— start Listing —

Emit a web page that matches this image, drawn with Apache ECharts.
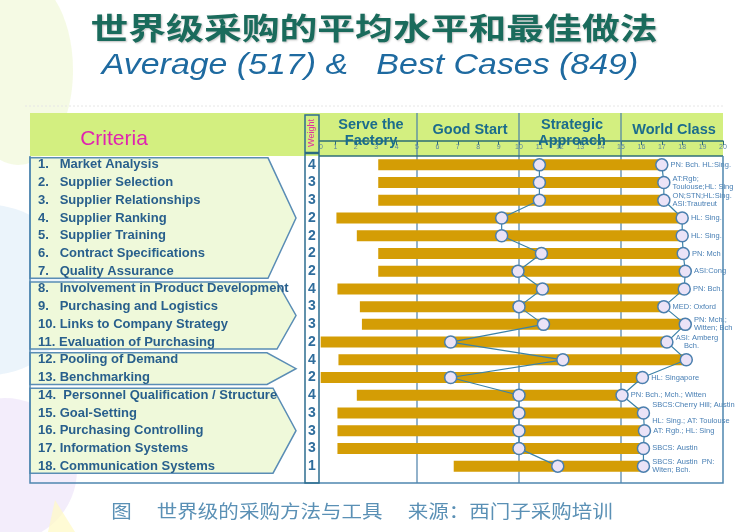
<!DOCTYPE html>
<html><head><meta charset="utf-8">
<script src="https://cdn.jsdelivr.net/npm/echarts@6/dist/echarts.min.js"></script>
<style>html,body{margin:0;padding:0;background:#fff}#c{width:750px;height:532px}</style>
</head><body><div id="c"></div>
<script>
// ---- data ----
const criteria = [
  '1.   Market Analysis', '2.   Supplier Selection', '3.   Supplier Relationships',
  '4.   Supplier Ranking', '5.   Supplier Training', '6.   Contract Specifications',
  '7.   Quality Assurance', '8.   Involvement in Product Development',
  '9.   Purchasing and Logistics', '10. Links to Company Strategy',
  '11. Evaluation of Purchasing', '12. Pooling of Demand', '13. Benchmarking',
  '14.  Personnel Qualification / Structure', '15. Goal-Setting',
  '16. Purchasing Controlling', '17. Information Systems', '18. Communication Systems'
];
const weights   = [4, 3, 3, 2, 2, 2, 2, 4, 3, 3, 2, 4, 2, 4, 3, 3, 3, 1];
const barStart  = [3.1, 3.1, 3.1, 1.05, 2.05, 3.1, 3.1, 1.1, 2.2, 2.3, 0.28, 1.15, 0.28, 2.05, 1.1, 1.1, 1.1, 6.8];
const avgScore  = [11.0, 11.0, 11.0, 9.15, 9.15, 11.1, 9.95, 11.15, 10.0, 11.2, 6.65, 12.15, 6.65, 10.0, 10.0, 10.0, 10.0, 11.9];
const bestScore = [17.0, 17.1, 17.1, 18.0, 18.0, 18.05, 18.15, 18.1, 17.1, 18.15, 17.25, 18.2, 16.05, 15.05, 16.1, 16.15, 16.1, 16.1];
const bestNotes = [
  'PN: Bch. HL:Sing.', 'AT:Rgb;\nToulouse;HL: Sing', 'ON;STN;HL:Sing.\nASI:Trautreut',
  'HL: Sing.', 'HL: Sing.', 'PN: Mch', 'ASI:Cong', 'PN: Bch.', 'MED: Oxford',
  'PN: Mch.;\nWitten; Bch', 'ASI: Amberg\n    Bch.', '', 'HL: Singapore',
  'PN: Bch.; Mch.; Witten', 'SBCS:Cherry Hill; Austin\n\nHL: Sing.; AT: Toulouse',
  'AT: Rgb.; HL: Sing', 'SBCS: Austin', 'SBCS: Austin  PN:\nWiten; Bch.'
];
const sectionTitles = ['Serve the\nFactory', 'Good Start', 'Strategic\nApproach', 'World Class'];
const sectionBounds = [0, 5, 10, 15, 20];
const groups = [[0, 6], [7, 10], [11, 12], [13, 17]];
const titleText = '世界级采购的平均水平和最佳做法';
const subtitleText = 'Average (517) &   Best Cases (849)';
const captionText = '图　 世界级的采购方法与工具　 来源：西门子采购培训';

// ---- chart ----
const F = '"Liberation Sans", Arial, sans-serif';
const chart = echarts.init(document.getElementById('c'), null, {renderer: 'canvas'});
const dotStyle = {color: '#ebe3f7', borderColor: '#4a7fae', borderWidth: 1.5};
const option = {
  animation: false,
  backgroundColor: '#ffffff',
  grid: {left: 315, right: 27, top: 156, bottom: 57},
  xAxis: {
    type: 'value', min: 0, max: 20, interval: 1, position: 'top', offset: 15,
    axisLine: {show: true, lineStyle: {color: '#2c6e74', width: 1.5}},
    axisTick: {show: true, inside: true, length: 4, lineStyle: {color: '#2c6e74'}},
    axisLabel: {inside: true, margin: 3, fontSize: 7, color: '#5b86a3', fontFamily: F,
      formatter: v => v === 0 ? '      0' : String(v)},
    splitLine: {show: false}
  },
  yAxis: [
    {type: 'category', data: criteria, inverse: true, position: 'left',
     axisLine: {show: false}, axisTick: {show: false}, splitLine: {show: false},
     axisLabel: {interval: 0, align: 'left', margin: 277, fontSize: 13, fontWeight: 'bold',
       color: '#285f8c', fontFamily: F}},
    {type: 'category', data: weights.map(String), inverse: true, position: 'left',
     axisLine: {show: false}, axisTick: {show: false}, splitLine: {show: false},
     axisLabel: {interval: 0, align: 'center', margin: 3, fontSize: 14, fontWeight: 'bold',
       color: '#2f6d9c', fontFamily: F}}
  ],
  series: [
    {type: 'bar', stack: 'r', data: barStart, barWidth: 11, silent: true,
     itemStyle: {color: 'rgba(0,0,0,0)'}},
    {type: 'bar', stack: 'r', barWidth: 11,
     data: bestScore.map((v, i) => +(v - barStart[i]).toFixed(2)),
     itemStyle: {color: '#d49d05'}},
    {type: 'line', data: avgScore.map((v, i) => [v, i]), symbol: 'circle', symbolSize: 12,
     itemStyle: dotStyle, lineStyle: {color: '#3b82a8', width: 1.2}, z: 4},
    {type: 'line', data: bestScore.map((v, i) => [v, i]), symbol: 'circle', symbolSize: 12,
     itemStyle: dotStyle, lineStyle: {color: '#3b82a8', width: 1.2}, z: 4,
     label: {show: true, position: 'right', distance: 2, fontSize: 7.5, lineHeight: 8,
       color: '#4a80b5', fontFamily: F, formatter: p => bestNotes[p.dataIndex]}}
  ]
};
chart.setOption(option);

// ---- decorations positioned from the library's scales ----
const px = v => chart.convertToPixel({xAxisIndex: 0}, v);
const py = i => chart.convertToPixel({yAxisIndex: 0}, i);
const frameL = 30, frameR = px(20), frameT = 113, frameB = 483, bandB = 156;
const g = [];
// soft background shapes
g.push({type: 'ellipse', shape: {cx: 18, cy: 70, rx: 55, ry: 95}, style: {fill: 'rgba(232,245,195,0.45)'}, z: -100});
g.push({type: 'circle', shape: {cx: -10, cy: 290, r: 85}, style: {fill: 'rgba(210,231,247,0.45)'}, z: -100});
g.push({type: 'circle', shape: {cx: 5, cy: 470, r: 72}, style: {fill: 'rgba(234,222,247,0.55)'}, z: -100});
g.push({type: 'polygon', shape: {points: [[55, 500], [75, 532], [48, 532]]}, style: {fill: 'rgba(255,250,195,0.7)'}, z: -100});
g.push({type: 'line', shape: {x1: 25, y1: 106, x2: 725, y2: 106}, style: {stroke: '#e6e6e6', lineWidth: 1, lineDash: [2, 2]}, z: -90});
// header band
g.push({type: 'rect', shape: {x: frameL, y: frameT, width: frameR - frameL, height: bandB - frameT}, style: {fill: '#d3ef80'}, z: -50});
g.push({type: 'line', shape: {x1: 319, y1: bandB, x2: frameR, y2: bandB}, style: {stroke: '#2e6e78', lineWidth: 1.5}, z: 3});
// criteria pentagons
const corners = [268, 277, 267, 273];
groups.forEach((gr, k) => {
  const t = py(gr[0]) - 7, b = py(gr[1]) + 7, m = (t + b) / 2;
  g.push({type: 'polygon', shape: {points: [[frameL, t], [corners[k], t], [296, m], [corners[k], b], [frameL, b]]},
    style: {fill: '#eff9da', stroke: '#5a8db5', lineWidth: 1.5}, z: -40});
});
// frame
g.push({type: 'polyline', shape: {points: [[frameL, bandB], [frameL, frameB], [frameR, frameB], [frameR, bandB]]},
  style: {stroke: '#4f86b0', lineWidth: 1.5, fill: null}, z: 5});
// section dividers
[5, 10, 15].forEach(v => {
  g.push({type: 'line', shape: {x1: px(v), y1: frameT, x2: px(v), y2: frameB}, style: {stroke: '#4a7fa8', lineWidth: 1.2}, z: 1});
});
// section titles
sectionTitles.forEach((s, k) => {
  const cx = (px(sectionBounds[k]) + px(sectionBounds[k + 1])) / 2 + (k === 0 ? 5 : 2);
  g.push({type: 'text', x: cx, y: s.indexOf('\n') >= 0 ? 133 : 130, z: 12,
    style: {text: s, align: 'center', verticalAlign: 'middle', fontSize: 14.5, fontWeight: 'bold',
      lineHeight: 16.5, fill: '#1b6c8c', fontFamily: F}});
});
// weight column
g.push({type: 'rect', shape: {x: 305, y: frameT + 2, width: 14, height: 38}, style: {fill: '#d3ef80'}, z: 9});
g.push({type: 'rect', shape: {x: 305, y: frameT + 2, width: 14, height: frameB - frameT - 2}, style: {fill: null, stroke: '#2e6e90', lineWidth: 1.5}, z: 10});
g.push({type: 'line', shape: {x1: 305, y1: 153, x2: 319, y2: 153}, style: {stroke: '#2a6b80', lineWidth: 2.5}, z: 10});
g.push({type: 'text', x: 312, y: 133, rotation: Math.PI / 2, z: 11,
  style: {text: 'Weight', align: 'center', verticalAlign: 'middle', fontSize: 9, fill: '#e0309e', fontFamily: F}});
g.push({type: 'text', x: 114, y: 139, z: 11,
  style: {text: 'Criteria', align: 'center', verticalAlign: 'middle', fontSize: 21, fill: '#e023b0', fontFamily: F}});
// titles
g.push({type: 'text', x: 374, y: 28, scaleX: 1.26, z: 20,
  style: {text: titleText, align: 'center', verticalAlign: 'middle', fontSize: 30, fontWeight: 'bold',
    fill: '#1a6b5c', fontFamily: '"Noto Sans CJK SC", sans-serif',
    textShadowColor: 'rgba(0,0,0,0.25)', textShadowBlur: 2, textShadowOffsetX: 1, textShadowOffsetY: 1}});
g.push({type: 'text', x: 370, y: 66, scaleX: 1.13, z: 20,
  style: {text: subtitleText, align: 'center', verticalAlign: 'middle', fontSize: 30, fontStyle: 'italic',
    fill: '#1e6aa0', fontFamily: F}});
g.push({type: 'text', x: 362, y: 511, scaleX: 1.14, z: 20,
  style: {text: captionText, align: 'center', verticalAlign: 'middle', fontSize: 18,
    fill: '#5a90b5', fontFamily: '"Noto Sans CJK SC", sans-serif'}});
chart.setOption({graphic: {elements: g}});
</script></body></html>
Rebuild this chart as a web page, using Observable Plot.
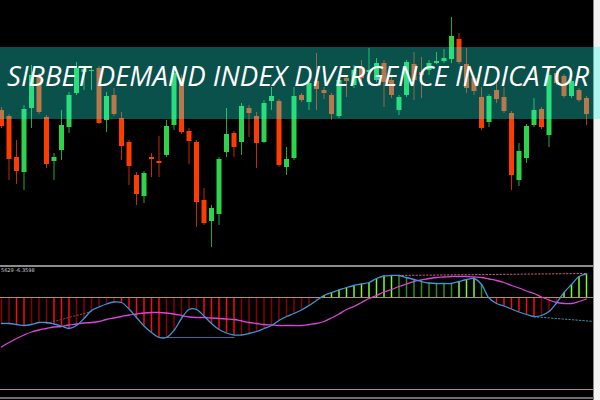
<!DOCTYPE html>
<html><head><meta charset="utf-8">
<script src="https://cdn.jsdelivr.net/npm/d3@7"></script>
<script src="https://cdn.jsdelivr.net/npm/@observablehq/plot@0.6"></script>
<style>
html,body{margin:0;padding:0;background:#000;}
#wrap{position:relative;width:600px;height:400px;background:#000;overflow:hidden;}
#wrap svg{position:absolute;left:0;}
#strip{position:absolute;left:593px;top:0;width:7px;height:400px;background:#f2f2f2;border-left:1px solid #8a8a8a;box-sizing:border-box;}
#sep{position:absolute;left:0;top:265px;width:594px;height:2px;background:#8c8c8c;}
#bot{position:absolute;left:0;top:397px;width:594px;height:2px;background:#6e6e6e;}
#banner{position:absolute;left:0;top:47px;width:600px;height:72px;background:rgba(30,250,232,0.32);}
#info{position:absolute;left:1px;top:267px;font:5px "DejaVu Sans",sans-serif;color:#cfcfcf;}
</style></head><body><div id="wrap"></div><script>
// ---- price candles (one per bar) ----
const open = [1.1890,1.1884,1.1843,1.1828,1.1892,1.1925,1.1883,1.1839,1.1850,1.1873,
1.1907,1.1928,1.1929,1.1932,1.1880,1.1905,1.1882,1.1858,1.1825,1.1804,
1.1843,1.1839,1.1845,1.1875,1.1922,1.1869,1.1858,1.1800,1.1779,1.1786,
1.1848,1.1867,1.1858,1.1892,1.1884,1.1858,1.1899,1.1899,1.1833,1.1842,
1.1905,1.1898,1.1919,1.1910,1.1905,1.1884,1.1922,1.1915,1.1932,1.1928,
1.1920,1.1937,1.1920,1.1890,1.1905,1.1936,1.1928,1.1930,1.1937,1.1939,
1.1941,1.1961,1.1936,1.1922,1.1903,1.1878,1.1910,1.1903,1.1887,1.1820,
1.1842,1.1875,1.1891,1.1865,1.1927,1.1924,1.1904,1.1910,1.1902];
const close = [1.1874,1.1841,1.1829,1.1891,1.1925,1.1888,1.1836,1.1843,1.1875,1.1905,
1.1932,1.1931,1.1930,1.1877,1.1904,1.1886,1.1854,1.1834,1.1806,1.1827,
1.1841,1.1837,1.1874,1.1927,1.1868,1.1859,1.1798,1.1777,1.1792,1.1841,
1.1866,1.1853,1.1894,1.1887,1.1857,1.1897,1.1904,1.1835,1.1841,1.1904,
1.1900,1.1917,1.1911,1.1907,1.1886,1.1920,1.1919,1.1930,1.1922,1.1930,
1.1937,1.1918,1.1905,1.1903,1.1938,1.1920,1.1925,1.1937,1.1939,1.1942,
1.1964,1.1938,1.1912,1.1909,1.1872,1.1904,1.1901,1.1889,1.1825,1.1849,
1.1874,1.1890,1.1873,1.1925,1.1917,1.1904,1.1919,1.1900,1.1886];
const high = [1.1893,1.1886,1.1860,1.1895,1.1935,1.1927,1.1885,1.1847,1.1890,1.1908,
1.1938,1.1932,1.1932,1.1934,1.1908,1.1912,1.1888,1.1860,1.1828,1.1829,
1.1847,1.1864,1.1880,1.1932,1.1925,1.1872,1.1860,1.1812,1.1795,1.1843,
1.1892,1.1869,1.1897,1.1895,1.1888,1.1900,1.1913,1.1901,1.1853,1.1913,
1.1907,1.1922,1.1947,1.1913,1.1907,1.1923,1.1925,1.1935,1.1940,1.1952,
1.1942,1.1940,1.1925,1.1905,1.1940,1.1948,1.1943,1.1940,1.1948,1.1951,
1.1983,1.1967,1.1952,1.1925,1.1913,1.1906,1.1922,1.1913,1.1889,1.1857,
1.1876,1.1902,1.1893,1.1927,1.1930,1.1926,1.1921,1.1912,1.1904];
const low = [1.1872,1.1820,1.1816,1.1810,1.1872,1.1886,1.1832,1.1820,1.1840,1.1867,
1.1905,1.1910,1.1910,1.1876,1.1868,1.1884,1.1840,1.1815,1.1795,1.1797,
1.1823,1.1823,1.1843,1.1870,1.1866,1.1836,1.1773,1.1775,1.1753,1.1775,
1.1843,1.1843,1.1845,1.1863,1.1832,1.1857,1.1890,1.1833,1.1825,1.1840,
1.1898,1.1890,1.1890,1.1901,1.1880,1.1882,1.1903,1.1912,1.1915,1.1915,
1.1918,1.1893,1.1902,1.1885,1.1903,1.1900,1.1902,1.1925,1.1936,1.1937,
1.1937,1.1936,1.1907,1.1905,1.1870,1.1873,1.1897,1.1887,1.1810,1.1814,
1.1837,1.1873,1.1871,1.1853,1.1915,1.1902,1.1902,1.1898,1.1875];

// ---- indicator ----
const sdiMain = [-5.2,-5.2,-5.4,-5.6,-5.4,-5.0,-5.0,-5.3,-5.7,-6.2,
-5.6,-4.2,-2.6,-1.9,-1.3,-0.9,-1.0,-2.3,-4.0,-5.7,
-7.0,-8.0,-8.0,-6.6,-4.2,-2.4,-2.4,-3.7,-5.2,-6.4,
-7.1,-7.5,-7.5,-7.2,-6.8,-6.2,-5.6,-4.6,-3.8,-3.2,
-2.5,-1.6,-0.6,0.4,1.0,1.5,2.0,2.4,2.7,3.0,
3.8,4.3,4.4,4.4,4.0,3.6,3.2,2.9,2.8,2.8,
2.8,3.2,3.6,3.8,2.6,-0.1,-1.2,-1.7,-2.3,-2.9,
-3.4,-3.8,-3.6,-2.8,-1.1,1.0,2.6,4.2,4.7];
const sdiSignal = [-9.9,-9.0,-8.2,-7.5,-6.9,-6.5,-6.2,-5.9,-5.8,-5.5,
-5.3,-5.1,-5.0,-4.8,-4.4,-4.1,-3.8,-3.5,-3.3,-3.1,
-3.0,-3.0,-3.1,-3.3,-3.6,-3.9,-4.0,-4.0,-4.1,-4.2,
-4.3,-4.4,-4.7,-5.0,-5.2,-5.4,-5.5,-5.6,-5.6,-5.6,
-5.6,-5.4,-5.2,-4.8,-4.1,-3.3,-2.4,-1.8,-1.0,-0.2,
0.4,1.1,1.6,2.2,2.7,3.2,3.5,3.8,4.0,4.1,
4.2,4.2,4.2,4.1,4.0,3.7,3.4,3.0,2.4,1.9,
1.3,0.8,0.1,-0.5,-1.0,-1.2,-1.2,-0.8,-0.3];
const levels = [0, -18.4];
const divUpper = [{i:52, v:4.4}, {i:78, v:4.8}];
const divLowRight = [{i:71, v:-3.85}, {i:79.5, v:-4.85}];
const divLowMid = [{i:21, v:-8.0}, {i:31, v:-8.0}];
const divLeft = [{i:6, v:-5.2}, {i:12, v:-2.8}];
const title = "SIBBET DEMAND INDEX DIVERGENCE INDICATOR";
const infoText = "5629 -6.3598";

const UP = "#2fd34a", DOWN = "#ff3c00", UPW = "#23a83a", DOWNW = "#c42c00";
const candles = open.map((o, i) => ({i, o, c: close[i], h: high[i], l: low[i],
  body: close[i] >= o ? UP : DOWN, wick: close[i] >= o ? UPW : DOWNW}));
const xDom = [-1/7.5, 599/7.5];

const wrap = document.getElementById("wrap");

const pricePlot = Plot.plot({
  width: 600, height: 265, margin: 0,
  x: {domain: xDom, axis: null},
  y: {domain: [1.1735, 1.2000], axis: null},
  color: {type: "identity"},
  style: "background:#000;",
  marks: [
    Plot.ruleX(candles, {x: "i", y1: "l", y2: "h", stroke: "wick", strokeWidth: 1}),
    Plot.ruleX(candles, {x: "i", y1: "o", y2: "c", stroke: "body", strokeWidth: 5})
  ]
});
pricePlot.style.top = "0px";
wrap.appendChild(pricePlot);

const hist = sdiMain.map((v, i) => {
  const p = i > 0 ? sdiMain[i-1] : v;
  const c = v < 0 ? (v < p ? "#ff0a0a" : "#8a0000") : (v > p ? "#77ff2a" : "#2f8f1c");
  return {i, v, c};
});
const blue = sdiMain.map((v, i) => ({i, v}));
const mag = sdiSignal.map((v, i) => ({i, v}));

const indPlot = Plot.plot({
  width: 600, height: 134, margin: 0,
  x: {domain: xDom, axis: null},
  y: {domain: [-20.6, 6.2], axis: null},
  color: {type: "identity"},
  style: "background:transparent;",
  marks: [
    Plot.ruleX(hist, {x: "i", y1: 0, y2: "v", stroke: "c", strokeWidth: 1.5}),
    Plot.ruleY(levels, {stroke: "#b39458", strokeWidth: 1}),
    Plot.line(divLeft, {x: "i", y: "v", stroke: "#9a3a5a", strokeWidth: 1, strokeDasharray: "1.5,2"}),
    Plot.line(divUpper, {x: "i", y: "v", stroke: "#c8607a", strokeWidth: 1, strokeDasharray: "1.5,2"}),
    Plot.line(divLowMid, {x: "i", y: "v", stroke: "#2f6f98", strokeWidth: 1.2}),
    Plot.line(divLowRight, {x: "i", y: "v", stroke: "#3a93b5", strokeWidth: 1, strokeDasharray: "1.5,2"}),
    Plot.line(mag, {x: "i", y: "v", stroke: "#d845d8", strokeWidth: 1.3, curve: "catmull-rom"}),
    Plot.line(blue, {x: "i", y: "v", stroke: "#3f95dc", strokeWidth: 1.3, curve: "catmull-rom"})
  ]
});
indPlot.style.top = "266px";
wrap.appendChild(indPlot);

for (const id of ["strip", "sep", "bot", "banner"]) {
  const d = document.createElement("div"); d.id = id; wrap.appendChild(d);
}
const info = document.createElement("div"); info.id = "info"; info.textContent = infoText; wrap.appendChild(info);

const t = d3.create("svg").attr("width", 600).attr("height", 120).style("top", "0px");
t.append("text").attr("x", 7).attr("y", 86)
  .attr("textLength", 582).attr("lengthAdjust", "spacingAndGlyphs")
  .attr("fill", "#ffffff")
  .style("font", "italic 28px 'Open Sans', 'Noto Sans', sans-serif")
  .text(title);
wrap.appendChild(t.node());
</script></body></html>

— end Listing —

▶ _Given request_: For each line of the listing that holds the word "page", show that line.

▶ _Correct output_:
Emit a web page that matches this image, drawn with Apache ECharts.
Rebuild this chart as a web page, using Observable Plot.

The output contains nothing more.